━━ Records for this exercise ━━

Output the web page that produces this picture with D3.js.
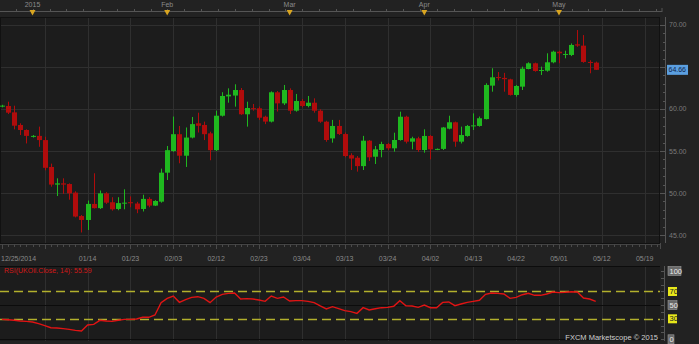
<!DOCTYPE html>
<html>
<head>
<meta charset="utf-8">
<script src="https://cdn.jsdelivr.net/npm/d3@7"></script>
<style>
  html, body { margin: 0; padding: 0; background: #222222; }
  svg { display: block; font-family: "Liberation Sans", Arial, sans-serif; }
</style>
</head>
<body>
<div id="chart"></div>
<script>
// daily UKOil candles, 12/25/2014 .. 05/11/2015
const opens  = [60.3,60.36,59.6,58.1,57.5,56.7,56.8,56.3,53.1,51.0,51.15,51.07,50.05,47.26,46.79,48.7,48.2,49.96,48.9,48.1,
  48.75,48.9,48.75,48.1,49.3,48.5,48.97,52.42,55.0,57.0,54.44,56.6,58.3,58.1,57.1,55.1,59.2,61.5,61.6,62.26,
  59.37,60.1,60.08,59.08,58.5,61.99,60.67,62.26,59.8,60.95,60.36,60.75,59.8,58.49,56.5,57.98,57.02,54.5,54.2,53.2,
  56.23,54.32,55.12,55.83,55.32,56.31,59.08,56.11,56.51,55.12,56.79,55.2,55.25,57.66,58.42,56.11,56.79,57.95,57.98,58.8,
  62.78,63.8,63.7,63.53,61.67,62.66,64.76,65.44,64.56,64.56,65.56,66.82,66.44,66.43,67.7,67.54,65.6,65.52]
const highs  = [60.5,60.87,60.39,58.3,57.58,56.9,57.9,56.7,53.5,51.75,51.75,51.15,50.2,47.38,49.1,52.35,50.3,50.1,49.5,49.5,
  50.44,49.6,48.95,49.8,49.5,49.15,52.9,55.6,59.1,57.98,57.8,59.05,59.56,58.5,57.3,59.8,62.0,62.46,62.94,62.5,
  60.87,60.6,60.3,59.2,62.1,62.14,62.86,62.46,61.79,61.2,61.55,61.27,59.96,58.6,58.7,58.7,57.2,54.73,54.4,56.8,
  56.3,55.6,56.1,55.96,57.18,59.68,59.2,56.7,56.7,57.58,56.9,55.3,57.86,59.2,58.5,57.9,58.1,59.48,59.1,63.06,
  64.85,64.4,64.3,63.6,62.86,65.04,65.56,65.52,65.04,66.63,66.94,66.94,66.94,67.8,69.4,68.8,65.8,65.64]
const lows   = [60.2,59.4,57.58,56.9,55.9,56.6,55.5,52.7,50.75,49.64,49.9,49.2,47.1,45.3,45.6,48.15,48.1,48.7,47.9,47.95,
  48.06,48.3,47.6,47.8,48.3,48.45,48.85,51.55,54.9,53.54,53.1,56.5,57.2,56.3,53.9,55.0,59.1,60.75,60.28,59.3,
  57.9,59.8,58.7,58.2,58.4,59.7,60.48,59.4,59.68,60.2,60.2,59.56,58.35,56.1,55.99,56.9,54.25,52.74,52.54,52.74,
  53.8,53.45,54.25,55.1,54.92,56.23,55.9,55.2,54.9,54.8,54.0,55.1,55.12,57.58,55.5,55.9,56.7,57.5,57.9,58.76,
  62.06,63.4,62.06,61.6,61.47,62.26,64.72,64.44,64.05,64.44,65.44,65.44,66.03,66.3,67.4,65.5,64.25,64.64]
const closes = [60.4,59.56,58.01,57.5,56.8,56.8,56.3,53.0,51.0,51.15,51.0,49.96,47.2,46.79,48.7,48.2,49.96,48.85,48.06,48.8,
  48.85,48.8,48.06,49.3,48.5,49.05,52.42,55.1,57.0,54.44,56.6,58.2,58.0,57.0,55.1,59.2,61.55,61.7,62.26,59.37,
  60.12,60.0,58.96,58.5,61.99,60.67,62.26,59.8,60.95,60.36,60.75,59.8,58.49,56.31,57.98,57.02,54.4,54.1,53.2,56.23,
  54.25,55.2,55.83,55.32,56.31,59.08,56.11,56.51,55.12,56.79,55.2,55.25,57.8,58.42,56.11,56.9,57.98,58.05,58.9,62.86,
  63.77,63.7,63.55,61.67,62.74,64.8,65.44,64.52,64.64,65.56,66.82,66.63,66.55,67.62,67.55,65.6,65.5,64.66]

// RSI(14), one value per candle
const rsi = [29.2,28.7,27.8,26.8,26.3,25.3,22.9,20.0,17.0,16.5,15.6,14.6,13.1,12.2,20.9,21.9,27.8,26.8,26.3,27.8,
  29.2,29.2,29.7,32.2,32.2,35.6,53.6,60.0,63.4,54.1,58.0,61.4,62.4,60.0,53.6,61.9,65.8,67.3,67.8,59.0,
  59.5,59.0,57.5,55.6,63.4,60.0,61.9,56.1,56.6,56.6,55.6,53.6,48.8,44.4,47.8,44.8,41.9,40.5,38.0,46.3,
  42.9,44.8,46.3,46.8,48.3,56.6,49.2,48.8,46.8,50.2,46.3,46.3,54.1,54.6,49.2,51.7,54.1,55.6,57.1,65.8,
  67.8,67.3,66.3,60.0,61.4,65.3,67.3,64.4,64.4,66.3,69.3,68.3,68.8,69.7,69.3,60.5,59.0,55.59]

const dateTickIdx = [0,14,21,28,35,42,49,56,63,70,77,84,91,98,105]
const dateTickLabels = ["12/25/2014","01/14","01/23","02/03","02/12","02/23","03/04","03/13","03/24","04/02","04/13","04/22","05/01","05/12","05/19"]
const monthIdx = [5,27,47,69,91]
const monthLabels = ["2015","Feb","Mar","Apr","May"]
const priceTicks = [45,50,55,60,65,70]
const rsiLevels = [100,70,50,30,0]

const W = 699, H = 344
const PL = 0, PR = 660, PT = 17, PB = 243
const RT = 266, RB = 341

const svg = d3.select("#chart").append("svg").attr("width", W).attr("height", H)

svg.append("rect").attr("width", W).attr("height", H).attr("fill", "#222222")

const x = d3.scaleLinear().domain([-0.31, 107.5]).range([PL, PR])
const y = d3.scaleLinear().domain([44.05, 70.95]).range([PB, PT])
const yr = d3.scaleLinear().domain([0, 100]).range([339.3, 271])

const defs = svg.append("defs")
defs.append("clipPath").attr("id", "clipMain").append("rect")
    .attr("x", PL).attr("y", PT).attr("width", PR - PL).attr("height", PB - PT)
defs.append("clipPath").attr("id", "clipRsi").append("rect")
    .attr("x", PL).attr("y", RT).attr("width", PR - PL).attr("height", RB - RT)

// ---- top strip with month markers
const topStrip = svg.append("g")
topStrip.append("line").attr("x1", 0).attr("x2", 662).attr("y1", 11.5).attr("y2", 11.5)
    .attr("stroke", "#555").attr("stroke-width", 1)
topStrip.append("line").attr("x1", 662).attr("x2", 662).attr("y1", 8).attr("y2", 12)
    .attr("stroke", "#555")
topStrip.selectAll("line.small")
    .data(d3.range(2.3, 107, 2.75))
    .join("line").attr("class", "small")
    .attr("x1", d => Math.round(x(d)) + 0.5).attr("x2", d => Math.round(x(d)) + 0.5)
    .attr("y1", 9).attr("y2", 11.5)
    .attr("stroke", "#555")
topStrip.selectAll("path.mark")
    .data(monthIdx)
    .join("path").attr("class", "mark")
    .attr("d", d => `M${x(d) - 3},10 L${x(d) + 3},10 L${x(d)},15.5 Z`)
    .attr("fill", "#d9a520")
topStrip.selectAll("text.month")
    .data(monthLabels)
    .join("text").attr("class", "month")
    .attr("x", (d, i) => x(monthIdx[i]))
    .attr("y", 7)
    .attr("text-anchor", "middle")
    .attr("font-size", "7px")
    .attr("fill", "#8a8a8a")
    .text(d => d)

// ---- main panel
svg.append("rect").attr("x", PL).attr("y", PT).attr("width", PR - PL).attr("height", PB - PT)
    .attr("fill", "#1c1c1c")

const grid = svg.append("g").attr("stroke", "#2f2f2f").attr("stroke-width", 1)
grid.selectAll("line.v")
    .data(d3.range(7, 106, 7))
    .join("line").attr("class", "v")
    .attr("x1", d => Math.round(x(d)) + 0.5).attr("x2", d => Math.round(x(d)) + 0.5)
    .attr("y1", PT).attr("y2", PB)
grid.selectAll("line.h")
    .data(priceTicks)
    .join("line").attr("class", "h")
    .attr("x1", PL).attr("x2", PR)
    .attr("y1", d => Math.round(y(d)) + 0.5).attr("y2", d => Math.round(y(d)) + 0.5)

svg.append("rect").attr("x", PL + 0.5).attr("y", PT + 0.5).attr("width", PR - PL - 1).attr("height", PB - PT)
    .attr("fill", "none").attr("stroke", "#111")

const green = "#1fb81f", red = "#b00c0c"
const candles = opens.map((o, i) => ({ i: i, o: o, h: highs[i], l: lows[i], c: closes[i] }))

const cg = svg.append("g").attr("clip-path", "url(#clipMain)")
cg.selectAll("line.wick")
    .data(candles)
    .join("line").attr("class", "wick")
    .attr("x1", d => Math.round(x(d.i)) + 0.5).attr("x2", d => Math.round(x(d.i)) + 0.5)
    .attr("y1", d => y(d.h)).attr("y2", d => y(d.l))
    .attr("stroke", d => d.c >= d.o ? green : red)
cg.selectAll("rect.body")
    .data(candles)
    .join("rect").attr("class", "body")
    .attr("x", d => Math.round(x(d.i)) - 2)
    .attr("width", 5)
    .attr("y", d => y(Math.max(d.o, d.c)))
    .attr("height", d => Math.max(1, Math.abs(y(d.o) - y(d.c))))
    .attr("fill", d => d.c >= d.o ? green : red)

// right price axis
const last = closes[closes.length - 1]
const ax = svg.append("g")
ax.append("line").attr("x1", 665.5).attr("x2", 665.5).attr("y1", PT).attr("y2", PB)
    .attr("stroke", "#555")
ax.selectAll("line.minor")
    .data(d3.range(45, 71, 1))
    .join("line").attr("class", "minor")
    .attr("x1", d => d % 5 === 0 ? 660 : 663).attr("x2", 665.5)
    .attr("y1", d => Math.round(y(d)) + 0.5).attr("y2", d => Math.round(y(d)) + 0.5)
    .attr("stroke", "#555")
// the 65.00 label sits under the last-price tag, so it is not shown
ax.selectAll("text")
    .data(priceTicks.filter(d => Math.abs(y(d) - y(last)) > 9))
    .join("text")
    .attr("x", 669).attr("y", d => y(d) + 2.5)
    .attr("font-size", "7px").attr("fill", "#7a7a7a")
    .text(d => d.toFixed(2))

ax.append("rect").attr("x", 667).attr("y", y(last) - 5).attr("width", 21).attr("height", 10)
    .attr("fill", "#5b9fe0")
ax.append("text").attr("x", 668.5).attr("y", y(last) + 2.5)
    .attr("font-size", "7px").attr("fill", "#10254a")
    .text(last.toFixed(2))

// date axis
const dx = svg.append("g")
dx.append("line").attr("x1", PL).attr("x2", PR).attr("y1", 244.5).attr("y2", 244.5).attr("stroke", "#444")
dx.selectAll("line.t")
    .data(d3.range(0, 108, 1))
    .join("line").attr("class", "t")
    .attr("x1", d => Math.round(x(d)) + 0.5).attr("x2", d => Math.round(x(d)) + 0.5)
    .attr("y1", 244.5).attr("y2", d => d % 7 === 0 ? 249 : 247)
    .attr("stroke", "#4a4a4a")
dx.append("line").attr("x1", 660.5).attr("x2", 660.5).attr("y1", 243).attr("y2", 249).attr("stroke", "#4a4a4a")
dx.selectAll("text")
    .data(dateTickLabels)
    .join("text")
    .attr("x", (d, i) => i === 0 ? 1 : x(dateTickIdx[i]))
    .attr("y", 260.5)
    .attr("text-anchor", (d, i) => i === 0 ? "start" : "middle")
    .attr("font-size", "7px").attr("fill", "#8a8a8a")
    .text(d => d)

// ---- RSI panel
svg.append("rect").attr("x", PL).attr("y", RT).attr("width", PR - PL).attr("height", RB - RT)
    .attr("fill", "#1c1c1c")
svg.append("g").attr("stroke", "#2f2f2f")
    .selectAll("line")
    .data(d3.range(7, 106, 7))
    .join("line")
    .attr("x1", d => Math.round(x(d)) + 0.5).attr("x2", d => Math.round(x(d)) + 0.5)
    .attr("y1", RT).attr("y2", RB)

const rg = svg.append("g")
rg.selectAll("line.lvl")
    .data([100, 50, 0])
    .join("line").attr("class", "lvl")
    .attr("x1", PL).attr("x2", PR)
    .attr("y1", d => d === 100 ? RT + 0.5 : Math.round(yr(d)) + 0.5)
    .attr("y2", d => d === 100 ? RT + 0.5 : Math.round(yr(d)) + 0.5)
    .attr("stroke", "#0c0c0c")
rg.selectAll("line.dash")
    .data([70, 30])
    .join("line").attr("class", "dash")
    .attr("x1", PL).attr("x2", PR)
    .attr("y1", d => Math.round(yr(d)) + 0.5).attr("y2", d => Math.round(yr(d)) + 0.5)
    .attr("stroke", "#b2b02c").attr("stroke-width", 1.5)
    .attr("stroke-dasharray", "9,5")

const line = d3.line().x((d, i) => x(i)).y(d => yr(d))
svg.append("path").datum(rsi)
    .attr("clip-path", "url(#clipRsi)")
    .attr("d", line)
    .attr("fill", "none").attr("stroke", "#e01414").attr("stroke-width", 1.4)

svg.append("text").attr("x", 4).attr("y", 273)
    .attr("font-size", "7px").attr("fill", "#d01818")
    .text("RSI(UKOil.Close, 14): " + rsi[rsi.length - 1].toFixed(2))

// RSI axis
const ra = svg.append("g")
ra.append("line").attr("x1", 664.5).attr("x2", 664.5).attr("y1", RT).attr("y2", RB).attr("stroke", "#555")
ra.selectAll("line.t")
    .data(d3.range(0, 101, 10))
    .join("line").attr("class", "t")
    .attr("x1", 661).attr("x2", 664.5)
    .attr("y1", d => Math.round(yr(d)) + 0.5).attr("y2", d => Math.round(yr(d)) + 0.5)
    .attr("stroke", "#555")
const lvlBox = ra.selectAll("g.lvl")
    .data(rsiLevels)
    .join("g").attr("class", "lvl")
    .attr("transform", d => `translate(668,${yr(d)})`)
lvlBox.append("rect")
    .attr("x", 0).attr("y", -4.5)
    .attr("width", d => d === 100 ? 13 : d === 0 ? 6 : 9).attr("height", 9)
    .attr("fill", d => d === 70 || d === 30 ? "#e8e81a" : "#6a6a6a")
    .attr("stroke", d => d === 70 || d === 30 ? "none" : "#9a9a9a")
    .attr("stroke-width", 0.6)
lvlBox.append("text")
    .attr("x", 1.5).attr("y", 2.5)
    .attr("font-size", "7.5px")
    .attr("fill", d => d === 70 || d === 30 ? "#222" : "#e8e8e8")
    .text(d => d)

svg.append("text").attr("x", 658).attr("y", 340)
    .attr("text-anchor", "end")
    .attr("font-size", "7.5px").attr("fill", "#cfcfcf")
    .text("FXCM Marketscope © 2015")
</script>
</body>
</html>
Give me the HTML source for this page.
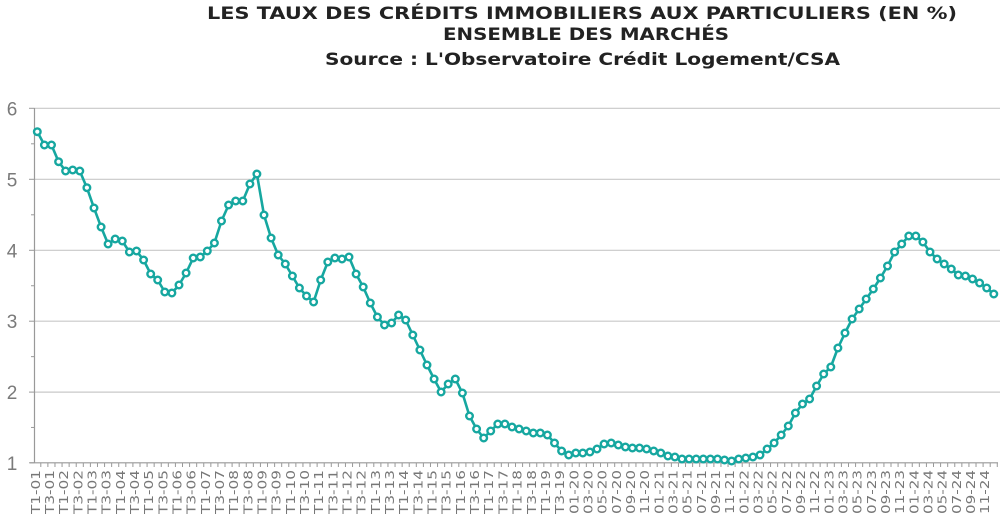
<!DOCTYPE html>
<html><head><meta charset="utf-8">
<style>
html,body{margin:0;padding:0;background:#fff;}
body{width:1007px;height:523px;overflow:hidden;}
svg text{font-family:"Liberation Sans",sans-serif;}
svg text.t{font-family:"DejaVu Sans","Liberation Sans",sans-serif;}
</style></head>
<body>
<svg id="c" width="1007" height="523" xmlns="http://www.w3.org/2000/svg">
<text class="t" x="207" y="19" textLength="750" lengthAdjust="spacingAndGlyphs" font-size="17" font-weight="bold" fill="#222">LES TAUX DES CRÉDITS IMMOBILIERS AUX PARTICULIERS (EN %)</text>
<text class="t" x="443" y="40" textLength="286" lengthAdjust="spacingAndGlyphs" font-size="17" font-weight="bold" fill="#222">ENSEMBLE DES MARCHÉS</text>
<text class="t" x="325" y="65" textLength="515" lengthAdjust="spacingAndGlyphs" font-size="17" font-weight="bold" fill="#222">Source : L'Observatoire Crédit Logement/CSA</text>
</svg>
<script>
var s=document.getElementById('c'),h='';
var gy=[108.3,179.3,250.3,321.2,392.1,462.8];
for(var i=0;i<6;i++){
 if(i<5)h+='<line x1="34.5" x2="1000" y1="'+gy[i]+'" y2="'+gy[i]+'" stroke="#c8c8c8" stroke-width="1.2"/>';
 h+='<line x1="29" x2="34.5" y1="'+gy[i]+'" y2="'+gy[i]+'" stroke="#999" stroke-width="1"/>';
 h+='<text x="12" y="'+(gy[i]+7)+'" font-size="19" fill="#7a7a7a" text-anchor="middle">'+(6-i)+'</text>';
 if(i<5){var m=(gy[i]+gy[i+1])/2;h+='<line x1="31" x2="34.5" y1="'+m+'" y2="'+m+'" stroke="#999"/>';}
}
h+='<line x1="34.5" x2="34.5" y1="108" y2="463" stroke="#999" stroke-width="1.2"/>';
h+='<line x1="30" x2="998" y1="462.8" y2="462.8" stroke="#999" stroke-width="1.2"/>';
var y=[131.7,145,145,161.7,171,170,171,187.7,208,227,244,239,241,252,251,260,274,280,292,293,285,273,258,257,251,243,221,205,201,201,184,174,
215,238,255,264,276,288,296,302,280,262,258,259,257,274,287,303,317,325,323,315,320,335,350,365,379,392,384,379,393,416,429,
438,431,424,424,427,429,431,433,433,435,443,451,455,453,453,452,449,444,443,445,447,448,448,449,451,453,456,457,459,459,459,459,459,459,460,461,459,458,457,455,449,443,435,
426,413,404,399,386,374,367,348,333,319,309,299,289,278,266,252,244,236,236,242,252,259,264,269,275,276,279,283,288,294];
var X=function(i){return 37.3+i*7.085;};
for(var i=0;i<y.length;i++){var x=X(i)+3.5;h+='<line x1="'+x+'" x2="'+x+'" y1="462.8" y2="467" stroke="#999"/>';}
var labs=[];
for(var yr=1;yr<=19;yr++){var a=(yr<10?'0':'')+yr;labs.push('T1-'+a);labs.push('T3-'+a);}
for(var yr=20;yr<=24;yr++)for(var m=1;m<=11;m+=2)labs.push((m<10?'0':'')+m+'-'+yr);
for(var k=0;k<labs.length;k++){var x=X(2*k)+2.5;var L=labs[k].length==5?44:36;h+='<text class="t" transform="translate('+x+',470) rotate(-90)" text-anchor="end" textLength="'+L+'" lengthAdjust="spacingAndGlyphs" font-size="12.5" fill="#777">'+labs[k]+'</text>';}
var p='';for(var i=0;i<y.length;i++)p+=(i?'L':'M')+X(i).toFixed(1)+' '+y[i];
h+='<path d="'+p+'" fill="none" stroke="#16a7a0" stroke-width="2.6" stroke-linejoin="round"/>';
for(var i=0;i<y.length;i++)h+='<circle cx="'+X(i).toFixed(1)+'" cy="'+y[i]+'" r="3.3" fill="#fff" stroke="#16a7a0" stroke-width="2.4"/>';
s.insertAdjacentHTML('beforeend',h);
</script>
</body></html>
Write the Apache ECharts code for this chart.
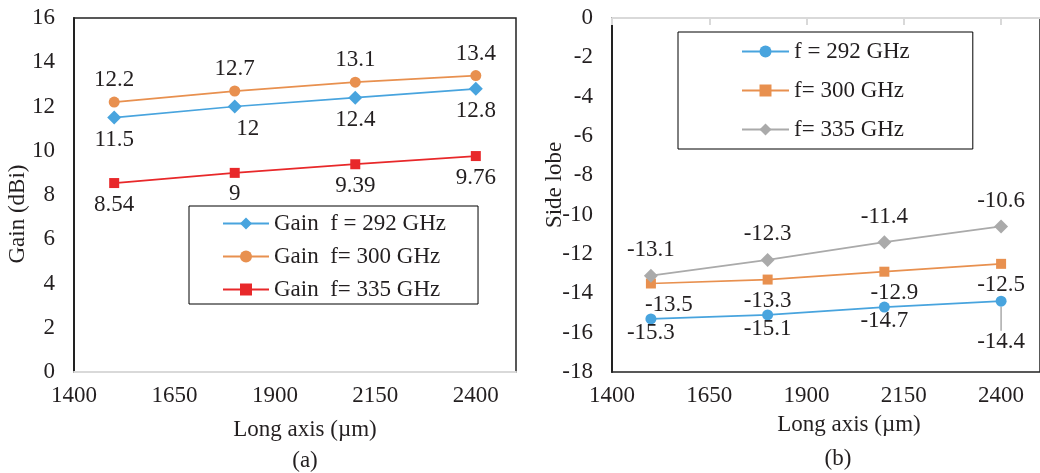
<!DOCTYPE html>
<html>
<head>
<meta charset="utf-8">
<script src="https://cdn.jsdelivr.net/npm/echarts@6/dist/echarts.min.js"></script>
<style>
	html, body { margin: 0; padding: 0; background: #fff; }
	#chart { width: 1040px; height: 473px; }
</style>
</head>
<body>
<div id="chart"></div>
<script>
// long axis (um) of each measured point
const longAxis = [1500, 1800, 2100, 2400]
const xTickLabels = [1400, 1650, 1900, 2150, 2400]

// (a) gain in dBi
const gainNames = ['Gain  f = 292 GHz', 'Gain  f= 300 GHz', 'Gain  f= 335 GHz']
const gain292 = [11.5, 12, 12.4, 12.8]
const gain300 = [12.2, 12.7, 13.1, 13.4]
const gain335 = [8.54, 9, 9.39, 9.76]

// (b) side lobe level
const sideNames = ['f = 292 GHz', 'f= 300 GHz', 'f= 335 GHz']
const side292 = [-15.3, -15.1, -14.7, -14.4]
const side300 = [-13.5, -13.3, -12.9, -12.5]
const side335 = [-13.1, -12.3, -11.4, -10.6]

const FONT = 'Liberation Serif'
const TEXT = '#231f20'
const BLUE = '#48a4de'
const ORANGE = '#e8904f'
const RED = '#e8282a'
const GRAY = '#aaaaaa'

const pairs = (ys) => longAxis.map((x, i) => [x, ys[i]])

// some labels are nudged sideways in the original
const withOffsets = (ys, offsets) =>
	pairs(ys).map((p, i) => {
		if (!offsets[i]) return p
		return { value: p, label: { offset: offsets[i] } }
	})

const symbolSizes = { diamond: 14, circle: 11, rect: 10 }

const lineSeries = (name, data, color, symbol, idx, labelPos, dist) => ({
	name: name,
	type: 'line',
	xAxisIndex: idx,
	yAxisIndex: idx,
	data: data,
	symbol: symbol,
	symbolSize: symbolSizes[symbol],
	lineStyle: { color: color, width: 1.75 },
	itemStyle: { color: color },
	label: {
		show: true,
		position: labelPos,
		distance: dist,
		color: TEXT,
		fontFamily: FONT,
		fontSize: 23,
	},
})

const xAxisBase = (idx, ticks) => ({
	type: 'value',
	gridIndex: idx,
	min: 1400,
	max: 2500,
	splitLine: { show: false },
	axisLine: { show: true, lineStyle: { color: '#d9d9d9', width: 2 } },
	axisTick: {
		show: ticks,
		customValues: xTickLabels,
		length: 7,
		lineStyle: { color: '#d9d9d9', width: 2 },
	},
	axisLabel: {
		customValues: xTickLabels,
		formatter: (v) => String(v),
		margin: 12,
		color: TEXT,
		fontFamily: FONT,
		fontSize: 23,
	},
})

const yAxisBase = (idx, min, max) => ({
	type: 'value',
	gridIndex: idx,
	min: min,
	max: max,
	interval: 2,
	splitLine: { show: false },
	axisTick: { show: false },
	axisLine: { show: true, onZero: false, lineStyle: { color: '#222', width: 2 } },
	axisLabel: { margin: 19, color: TEXT, fontFamily: FONT, fontSize: 23 },
})

const legendBase = (names, left, top, padding, gap, width) => ({
	data: names,
	orient: 'vertical',
	left: left,
	top: top,
	padding: padding,
	itemGap: gap,
	itemWidth: width,
	itemHeight: 15,
	borderColor: '#000',
	borderWidth: 1,
	selectedMode: false,
	textStyle: { color: TEXT, fontFamily: FONT, fontSize: 23 },
})

const label = (text, x, y, rot) => ({
	type: 'text',
	x: x,
	y: y,
	rotation: rot || 0,
	style: {
		text: text,
		fill: TEXT,
		font: '23px "' + FONT + '"',
		textAlign: 'center',
		textVerticalAlign: 'middle',
	},
})

$chart = echarts.init(document.getElementById('chart'))

// blue (b) last point: label pushed down with a guide line
const side292Data = pairs(side292).map((p, i) => {
	if (i === 1) return { value: p, label: { offset: [9, 0] } }
	if (i === 3) return { value: p, labelLine: { show: true, lineStyle: { color: GRAY, width: 1.5 } } }
	return p
})

const option = {
	animation: false,
	grid: [
		{ left: 74, top: 18, width: 442, height: 354, show: true, borderColor: '#222', borderWidth: 1.5 },
		{ left: 612, top: 18, width: 434, height: 354, show: true, borderColor: '#222', borderWidth: 1.5 },
	],
	xAxis: [xAxisBase(0, false), xAxisBase(1, true)],
	yAxis: [yAxisBase(0, 0, 16), yAxisBase(1, -18, 0)],
	legend: [
		legendBase(gainNames, 189, 206, [6, 32, 3, 33], 10, 46),
		legendBase(sideNames, 678, 32, [8, 63, 8, 63], 16, 47),
	],
	series: [
		lineSeries(gainNames[0], withOffsets(gain292, [null, [13, 0]]), BLUE, 'diamond', 0, 'bottom', 4),
		lineSeries(gainNames[1], pairs(gain300), ORANGE, 'circle', 0, 'top', 5),
		lineSeries(gainNames[2], pairs(gain335), RED, 'rect', 0, 'bottom', 5),
		Object.assign(lineSeries(sideNames[0], side292Data, BLUE, 'circle', 1, 'bottom', -3), {
			labelLayout: (params) => (params.dataIndex === 3 ? { dy: 27 } : {}),
		}),
		lineSeries(sideNames[1], withOffsets(side300, [[18, 0], null, [10, 0]]), ORANGE, 'rect', 1, 'bottom', 5),
		lineSeries(sideNames[2], pairs(side335), GRAY, 'diamond', 1, 'top', 7),
	],
	graphic: [
		label('Gain (dBi)', 18, 214, Math.PI / 2),
		label('Side lobe', 555, 185, Math.PI / 2),
		label('Long axis (\u00b5m)', 305, 430),
		label('Long axis (\u00b5m)', 849, 425),
		label('(a)', 305, 461),
		label('(b)', 838, 459),
	],
}

$chart.setOption(option)
</script>
</body>
</html>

━━━

▶ **What to work on**
Using the data above, print only the lines starting at the one with "Write the Apache ECharts code for this chart." and ending at the one with "11, rect: 10", exactly as they stand, minus the pictures.

▶ **Task response**
Write the Apache ECharts code for this chart.
<!DOCTYPE html>
<html>
<head>
<meta charset="utf-8">
<script src="https://cdn.jsdelivr.net/npm/echarts@6/dist/echarts.min.js"></script>
<style>
	html, body { margin: 0; padding: 0; background: #fff; }
	#chart { width: 1040px; height: 473px; }
</style>
</head>
<body>
<div id="chart"></div>
<script>
// long axis (um) of each measured point
const longAxis = [1500, 1800, 2100, 2400]
const xTickLabels = [1400, 1650, 1900, 2150, 2400]

// (a) gain in dBi
const gainNames = ['Gain  f = 292 GHz', 'Gain  f= 300 GHz', 'Gain  f= 335 GHz']
const gain292 = [11.5, 12, 12.4, 12.8]
const gain300 = [12.2, 12.7, 13.1, 13.4]
const gain335 = [8.54, 9, 9.39, 9.76]

// (b) side lobe level
const sideNames = ['f = 292 GHz', 'f= 300 GHz', 'f= 335 GHz']
const side292 = [-15.3, -15.1, -14.7, -14.4]
const side300 = [-13.5, -13.3, -12.9, -12.5]
const side335 = [-13.1, -12.3, -11.4, -10.6]

const FONT = 'Liberation Serif'
const TEXT = '#231f20'
const BLUE = '#48a4de'
const ORANGE = '#e8904f'
const RED = '#e8282a'
const GRAY = '#aaaaaa'

const pairs = (ys) => longAxis.map((x, i) => [x, ys[i]])

// some labels are nudged sideways in the original
const withOffsets = (ys, offsets) =>
	pairs(ys).map((p, i) => {
		if (!offsets[i]) return p
		return { value: p, label: { offset: offsets[i] } }
	})

const symbolSizes = { diamond: 14, circle: 11, rect: 10 }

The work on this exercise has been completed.